As your projects grow, you will encounter situations where your code needs sensitive information — API keys, database passwords, or file paths that differ between machines. Hardcoding these values into your scripts is a security risk and makes collaboration harder. The standard solution is a .env file.

What is a .env File?

A .env file is a plain text file named exactly .env (note the dot — it is a hidden file) that stores configuration values your code needs but that should not be in your source code. It sits in your project's root directory and contains simple key-value pairs:

API_KEY=sk-abc123xyz
DATABASE_URL=postgresql://user:pass@localhost/mydb
DATA_PATH=/Users/giulia/data/raw/

How to Create a .env File

Create a file literally named .env in your project root (no file extension):

  • In VS Code: File → New File, then name it .env
  • In terminal (Mac/Linux): touch .env
  • In terminal (Windows): echo. > .env
Why is .env Invisible?

Files starting with a dot are hidden by default on Mac and Linux — they will not show up in Finder or when you run ls unless you use ls -a. This is a Unix convention for configuration files. In VS Code, hidden files appear normally in the sidebar, so you can always find and edit your .env there.

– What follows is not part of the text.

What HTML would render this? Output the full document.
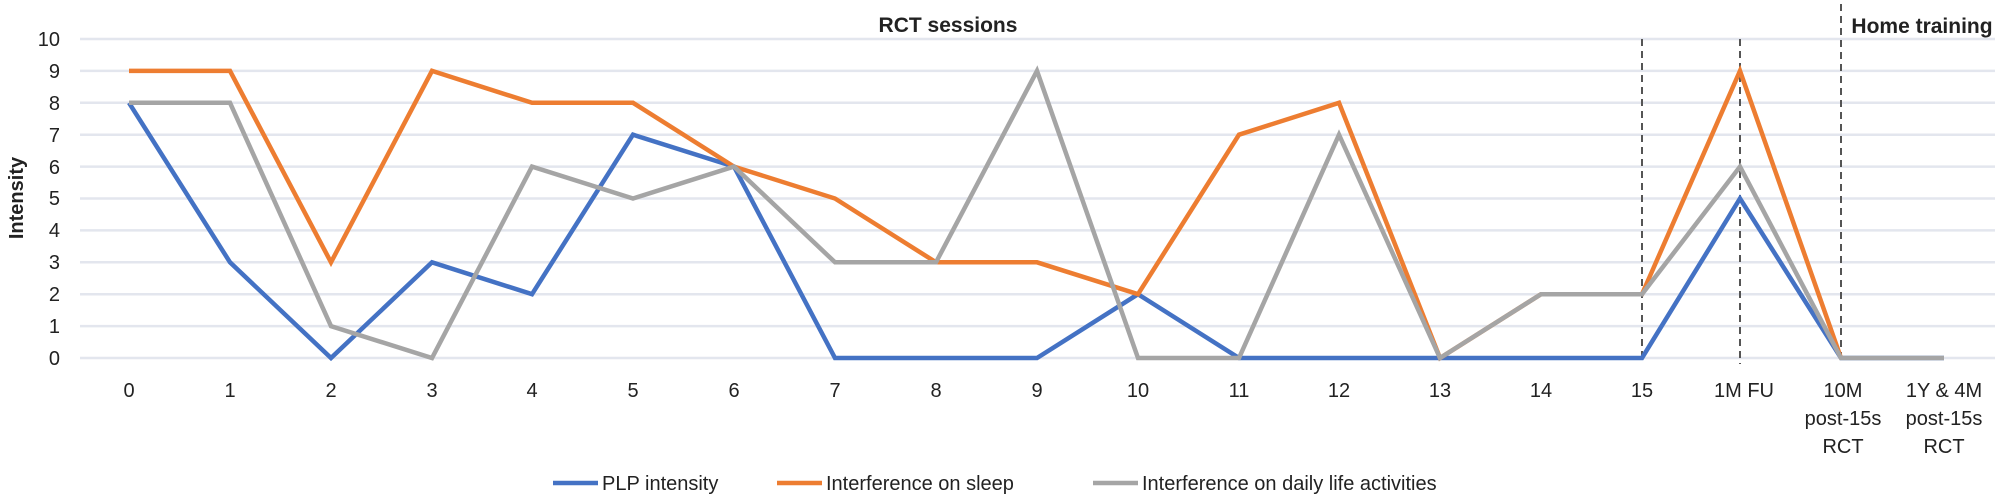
<!DOCTYPE html>
<html><head><meta charset="utf-8"><style>html,body{margin:0;padding:0;background:#fff}svg{display:block}text{font-family:"Liberation Sans",sans-serif;fill:#222}</style></head><body>
<svg width="2000" height="500" viewBox="0 0 2000 500" xmlns="http://www.w3.org/2000/svg">
<g stroke="#e3e6ee" stroke-width="2.5">
<line x1="80" x2="1995" y1="39" y2="39"/><line x1="80" x2="1995" y1="70.9" y2="70.9"/><line x1="80" x2="1995" y1="102.8" y2="102.8"/><line x1="80" x2="1995" y1="134.7" y2="134.7"/><line x1="80" x2="1995" y1="166.6" y2="166.6"/><line x1="80" x2="1995" y1="198.5" y2="198.5"/><line x1="80" x2="1995" y1="230.4" y2="230.4"/><line x1="80" x2="1995" y1="262.3" y2="262.3"/><line x1="80" x2="1995" y1="294.2" y2="294.2"/><line x1="80" x2="1995" y1="326.1" y2="326.1"/><line x1="80" x2="1995" y1="358" y2="358"/>
</g>
<g font-size="20" text-anchor="end">
<text x="60" y="46">10</text><text x="60" y="78">9</text><text x="60" y="110">8</text><text x="60" y="142">7</text><text x="60" y="174">6</text><text x="60" y="205">5</text><text x="60" y="237">4</text><text x="60" y="269">3</text><text x="60" y="301">2</text><text x="60" y="333">1</text><text x="60" y="365">0</text>
</g>
<text transform="translate(23,198) rotate(-90)" font-size="20" font-weight="bold" text-anchor="middle">Intensity</text>
<g stroke="#555" stroke-width="2" stroke-dasharray="7,5">
<line x1="1642" x2="1642" y1="39" y2="358"/><line x1="1740" x2="1740" y1="39" y2="364"/><line x1="1841" x2="1841" y1="4" y2="358"/>
</g>
<text x="948" y="32" font-size="21" font-weight="bold" text-anchor="middle">RCT sessions</text>
<text x="1922" y="33" font-size="21" font-weight="bold" text-anchor="middle">Home training</text>
<g fill="none" stroke-width="4.5" stroke-linejoin="miter">
<polyline stroke="#4472C4" points="129,102.8 230,262.3 331,358 432,262.3 532,294.2 633,134.7 734,166.6 835,358 936,358 1037,358 1138,294.2 1239,358 1339,358 1440,358 1541,358 1642,358 1740,198.5 1841,358 1944,358"/>
<polyline stroke="#ED7D31" points="129,70.9 230,70.9 331,262.3 432,70.9 532,102.8 633,102.8 734,166.6 835,198.5 936,262.3 1037,262.3 1138,294.2 1239,134.7 1339,102.8 1440,358 1541,294.2 1642,294.2 1740,70.9 1841,358"/>
<polyline stroke="#A5A5A5" points="129,102.8 230,102.8 331,326.1 432,358 532,166.6 633,198.5 734,166.6 835,262.3 936,262.3 1037,70.9 1138,358 1239,358 1339,134.7 1440,358 1541,294.2 1642,294.2 1740,166.6 1841,358 1944,358"/>
</g>
<g font-size="20" text-anchor="middle">
<text x="129" y="397">0</text><text x="230" y="397">1</text><text x="331" y="397">2</text><text x="432" y="397">3</text><text x="532" y="397">4</text><text x="633" y="397">5</text><text x="734" y="397">6</text><text x="835" y="397">7</text><text x="936" y="397">8</text><text x="1037" y="397">9</text><text x="1138" y="397">10</text><text x="1239" y="397">11</text><text x="1339" y="397">12</text><text x="1440" y="397">13</text><text x="1541" y="397">14</text><text x="1642" y="397">15</text><text x="1744" y="397">1M FU</text>
<text x="1843" y="397">10M</text><text x="1843" y="425">post-15s</text><text x="1843" y="453">RCT</text>
<text x="1944" y="397">1Y &amp; 4M</text><text x="1944" y="425">post-15s</text><text x="1944" y="453">RCT</text>
</g>
<g stroke-width="4.5">
<line x1="553" x2="598" y1="483" y2="483" stroke="#4472C4"/>
<line x1="777" x2="822" y1="483" y2="483" stroke="#ED7D31"/>
<line x1="1093" x2="1138" y1="483" y2="483" stroke="#A5A5A5"/>
</g>
<g font-size="20">
<text x="602" y="490">PLP intensity</text>
<text x="826" y="490">Interference on sleep</text>
<text x="1142" y="490">Interference on daily life activities</text>
</g>
</svg>
</body></html>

How Your Code Reads .env Variables

# First install the package: pip install python-dotenv
from dotenv import load_dotenv
import os

# Load variables from .env into the environment
load_dotenv()

# Access a variable
api_key = os.getenv("API_KEY")
data_path = os.getenv("DATA_PATH")
# Install the package: install.packages("dotenv")
library(dotenv)

# Load variables from .env into the environment
load_dot_env()

# Access a variable
api_key <- Sys.getenv("API_KEY")
data_path <- Sys.getenv("DATA_PATH")
* Stata does not have native .env support.
* Instead, create a config.do file in your project root:

* --- config.do ---
global data_path "/Users/giulia/data/raw/"
global api_key "sk-abc123xyz"

* --- In your analysis script ---
do "config.do"
use "${data_path}survey_data.dta", clear
The Critical Rule: Always Add .env to .gitignore

ALWAYS add .env (and config.do for Stata) to your .gitignore file. If you commit a .env file with API keys to a public repository, those keys are compromised — anyone can see them in your commit history, even if you delete the file later.

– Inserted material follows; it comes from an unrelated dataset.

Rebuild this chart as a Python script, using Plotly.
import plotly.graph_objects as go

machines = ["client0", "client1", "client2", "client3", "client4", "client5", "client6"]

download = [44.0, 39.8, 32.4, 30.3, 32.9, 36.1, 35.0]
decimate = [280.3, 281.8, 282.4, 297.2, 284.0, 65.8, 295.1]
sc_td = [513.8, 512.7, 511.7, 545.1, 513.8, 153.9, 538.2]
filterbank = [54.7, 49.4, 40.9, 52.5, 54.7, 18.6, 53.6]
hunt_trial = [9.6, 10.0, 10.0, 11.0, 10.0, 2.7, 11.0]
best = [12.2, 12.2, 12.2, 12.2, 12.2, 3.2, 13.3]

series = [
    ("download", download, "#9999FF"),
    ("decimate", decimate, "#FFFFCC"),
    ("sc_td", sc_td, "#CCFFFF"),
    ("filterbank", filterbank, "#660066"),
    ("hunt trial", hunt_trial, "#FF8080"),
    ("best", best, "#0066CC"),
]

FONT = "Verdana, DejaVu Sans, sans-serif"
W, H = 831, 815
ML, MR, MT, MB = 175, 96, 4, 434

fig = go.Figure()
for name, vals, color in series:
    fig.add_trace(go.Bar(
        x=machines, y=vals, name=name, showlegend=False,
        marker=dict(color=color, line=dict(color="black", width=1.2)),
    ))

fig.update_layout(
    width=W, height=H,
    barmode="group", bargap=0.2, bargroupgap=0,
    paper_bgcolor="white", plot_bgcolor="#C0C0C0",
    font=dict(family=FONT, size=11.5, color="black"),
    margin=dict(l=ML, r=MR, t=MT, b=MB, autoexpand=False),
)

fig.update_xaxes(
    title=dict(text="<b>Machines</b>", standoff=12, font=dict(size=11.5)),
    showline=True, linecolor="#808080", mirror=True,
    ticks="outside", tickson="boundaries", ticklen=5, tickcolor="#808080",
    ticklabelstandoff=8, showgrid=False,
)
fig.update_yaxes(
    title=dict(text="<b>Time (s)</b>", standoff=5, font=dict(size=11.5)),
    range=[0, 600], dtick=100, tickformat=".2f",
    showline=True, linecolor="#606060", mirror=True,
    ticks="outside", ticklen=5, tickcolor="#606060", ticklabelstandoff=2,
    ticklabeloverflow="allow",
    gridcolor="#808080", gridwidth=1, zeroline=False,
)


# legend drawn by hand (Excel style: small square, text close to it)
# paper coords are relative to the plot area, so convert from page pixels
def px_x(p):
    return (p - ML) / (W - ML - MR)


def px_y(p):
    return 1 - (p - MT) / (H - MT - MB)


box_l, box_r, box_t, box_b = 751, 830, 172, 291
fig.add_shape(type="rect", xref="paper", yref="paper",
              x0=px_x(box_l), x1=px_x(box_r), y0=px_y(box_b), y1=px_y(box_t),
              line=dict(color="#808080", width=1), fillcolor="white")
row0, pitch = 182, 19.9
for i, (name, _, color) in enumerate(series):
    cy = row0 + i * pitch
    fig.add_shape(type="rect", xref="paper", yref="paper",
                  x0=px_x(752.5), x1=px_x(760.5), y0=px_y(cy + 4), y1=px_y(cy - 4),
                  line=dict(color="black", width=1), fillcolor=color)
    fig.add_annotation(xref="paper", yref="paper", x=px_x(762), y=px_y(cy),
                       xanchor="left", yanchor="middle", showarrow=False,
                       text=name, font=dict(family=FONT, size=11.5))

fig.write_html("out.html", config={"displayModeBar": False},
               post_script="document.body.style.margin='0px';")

# Add this line to your .gitignore file
.env
config.do

A common practice is to create a .env.example file (which is committed) showing the variable names without real values, so collaborators know which variables they need to set up:

# Copy this file to .env and fill in your values
API_KEY=your_api_key_here
DATABASE_URL=your_database_url_here
DATA_PATH=/path/to/your/local/data/

GitHub Secrets (for GitHub Actions)

If you use GitHub Actions (automated workflows that run in the cloud), you may need API keys or credentials there too. You cannot use a .env file because it is not committed to your repo. Instead, GitHub provides Secrets — encrypted values stored securely on GitHub's servers.

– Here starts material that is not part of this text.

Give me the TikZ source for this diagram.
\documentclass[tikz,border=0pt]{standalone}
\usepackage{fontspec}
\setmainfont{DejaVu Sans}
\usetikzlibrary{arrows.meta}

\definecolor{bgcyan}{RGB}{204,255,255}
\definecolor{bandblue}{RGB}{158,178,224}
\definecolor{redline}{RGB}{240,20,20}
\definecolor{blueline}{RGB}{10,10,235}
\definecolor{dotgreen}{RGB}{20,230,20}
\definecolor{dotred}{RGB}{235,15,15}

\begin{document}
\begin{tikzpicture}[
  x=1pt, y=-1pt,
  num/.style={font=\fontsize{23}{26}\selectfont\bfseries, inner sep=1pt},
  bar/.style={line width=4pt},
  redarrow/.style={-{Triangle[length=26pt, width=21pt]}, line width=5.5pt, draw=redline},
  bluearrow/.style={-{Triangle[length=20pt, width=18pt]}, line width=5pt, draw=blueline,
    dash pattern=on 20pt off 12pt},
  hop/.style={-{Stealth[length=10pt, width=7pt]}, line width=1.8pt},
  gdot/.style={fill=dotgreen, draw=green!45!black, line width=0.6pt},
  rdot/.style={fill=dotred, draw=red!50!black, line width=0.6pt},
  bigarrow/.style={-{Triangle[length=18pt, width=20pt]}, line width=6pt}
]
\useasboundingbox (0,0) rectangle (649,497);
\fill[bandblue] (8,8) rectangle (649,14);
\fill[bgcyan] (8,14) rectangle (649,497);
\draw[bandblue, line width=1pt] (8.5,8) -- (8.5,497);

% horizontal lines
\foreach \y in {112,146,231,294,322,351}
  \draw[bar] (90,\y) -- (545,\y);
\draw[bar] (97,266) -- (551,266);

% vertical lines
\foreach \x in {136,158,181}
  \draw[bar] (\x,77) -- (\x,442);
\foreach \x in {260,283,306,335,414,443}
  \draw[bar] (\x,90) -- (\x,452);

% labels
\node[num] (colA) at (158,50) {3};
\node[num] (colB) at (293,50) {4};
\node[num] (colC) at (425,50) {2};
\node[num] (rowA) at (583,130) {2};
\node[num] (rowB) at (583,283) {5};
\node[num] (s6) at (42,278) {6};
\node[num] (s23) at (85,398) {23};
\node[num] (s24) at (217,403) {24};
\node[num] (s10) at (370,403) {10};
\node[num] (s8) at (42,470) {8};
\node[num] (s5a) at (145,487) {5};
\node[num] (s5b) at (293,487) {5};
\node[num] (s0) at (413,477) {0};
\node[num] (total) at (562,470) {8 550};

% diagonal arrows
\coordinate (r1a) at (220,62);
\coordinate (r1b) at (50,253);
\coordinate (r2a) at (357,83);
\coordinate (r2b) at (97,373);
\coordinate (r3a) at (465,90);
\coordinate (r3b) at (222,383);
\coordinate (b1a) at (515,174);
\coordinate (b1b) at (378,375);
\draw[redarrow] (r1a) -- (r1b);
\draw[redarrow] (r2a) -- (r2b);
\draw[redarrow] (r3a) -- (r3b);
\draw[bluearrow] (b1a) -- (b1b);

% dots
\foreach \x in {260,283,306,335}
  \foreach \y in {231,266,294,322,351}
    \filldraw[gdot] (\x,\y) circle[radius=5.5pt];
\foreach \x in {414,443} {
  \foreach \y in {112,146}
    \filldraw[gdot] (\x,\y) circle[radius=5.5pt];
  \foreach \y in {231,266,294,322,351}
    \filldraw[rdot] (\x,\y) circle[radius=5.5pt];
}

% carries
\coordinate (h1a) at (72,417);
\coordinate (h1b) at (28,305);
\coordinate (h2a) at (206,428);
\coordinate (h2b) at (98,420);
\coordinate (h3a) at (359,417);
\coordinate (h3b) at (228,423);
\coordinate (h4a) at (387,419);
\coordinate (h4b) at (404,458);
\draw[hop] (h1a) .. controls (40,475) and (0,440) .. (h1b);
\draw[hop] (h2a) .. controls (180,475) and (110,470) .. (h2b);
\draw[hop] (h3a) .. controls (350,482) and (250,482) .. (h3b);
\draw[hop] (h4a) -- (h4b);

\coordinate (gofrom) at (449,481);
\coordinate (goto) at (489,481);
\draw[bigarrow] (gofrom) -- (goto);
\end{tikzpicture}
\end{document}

How to Set a GitHub Secret

Go to your repository on GitHub → SettingsSecrets and variablesActionsNew repository secret. Give it a name (e.g., MY_API_KEY) and paste the value.

How to Use a Secret in a Workflow

In your GitHub Actions workflow file (.github/workflows/your-workflow.yml), access secrets with the ${{ secrets.NAME }} syntax:

# Inside a GitHub Actions workflow file
env:
  API_KEY: ${{ secrets.MY_API_KEY }}
Secrets Are Never Visible in Logs

GitHub automatically masks secret values in workflow logs. Even if your script accidentally prints the value, GitHub replaces it with *** in the output. This makes secrets safe for use in automated pipelines.

9.11 Essential Git Commands Summary

Here is a quick reference of the commands covered in this module. Print this out or bookmark it!

Setup and Configuration

Command What it does
git config --global user.name "Your Name" Set your name for commits
git config --global user.email "you@email.com" Set your email for commits
git init Initialize a new repository in the current folder
git clone <url> Download a repository from GitHub

Daily Workflow

Command What it does
git status Show the current state of your repository
git diff Show unstaged changes line-by-line
git diff --staged Show staged changes (what will be committed)
git add <file> Stage a file for commit
git add . Stage all changed files
git commit -m "message" Commit staged changes with a message
git log --oneline View commit history (compact)

Syncing with GitHub

Command What it does
git push origin main Upload commits to GitHub
git pull origin main Download commits from GitHub
git fetch origin Check for remote changes (without merging)

Branching

Command What it does
git branch List all local branches
git checkout -b <name> Create and switch to a new branch
git checkout <name> Switch to an existing branch
git merge <branch> Merge a branch into your current branch
git branch -d <name> Delete a branch (after merging)

Undoing Things

Command What it does
git restore --staged <file> Unstage a file (keep changes)
git restore <file> Discard changes to a file (WARNING: loses edits!)
git reset --soft HEAD~1 Undo last commit, keep changes staged
git reset HEAD~1 Undo last commit, unstage changes

9.12 Further Resources

Interactive Tutorials

Documentation

For Economists and Researchers

Video Tutorials

Practice Makes Perfect

The best way to learn Git is to use it. Create a test repository, make changes, break things, and fix them. The more you practice, the more natural it becomes. Within a few weeks of regular use, these commands will become second nature.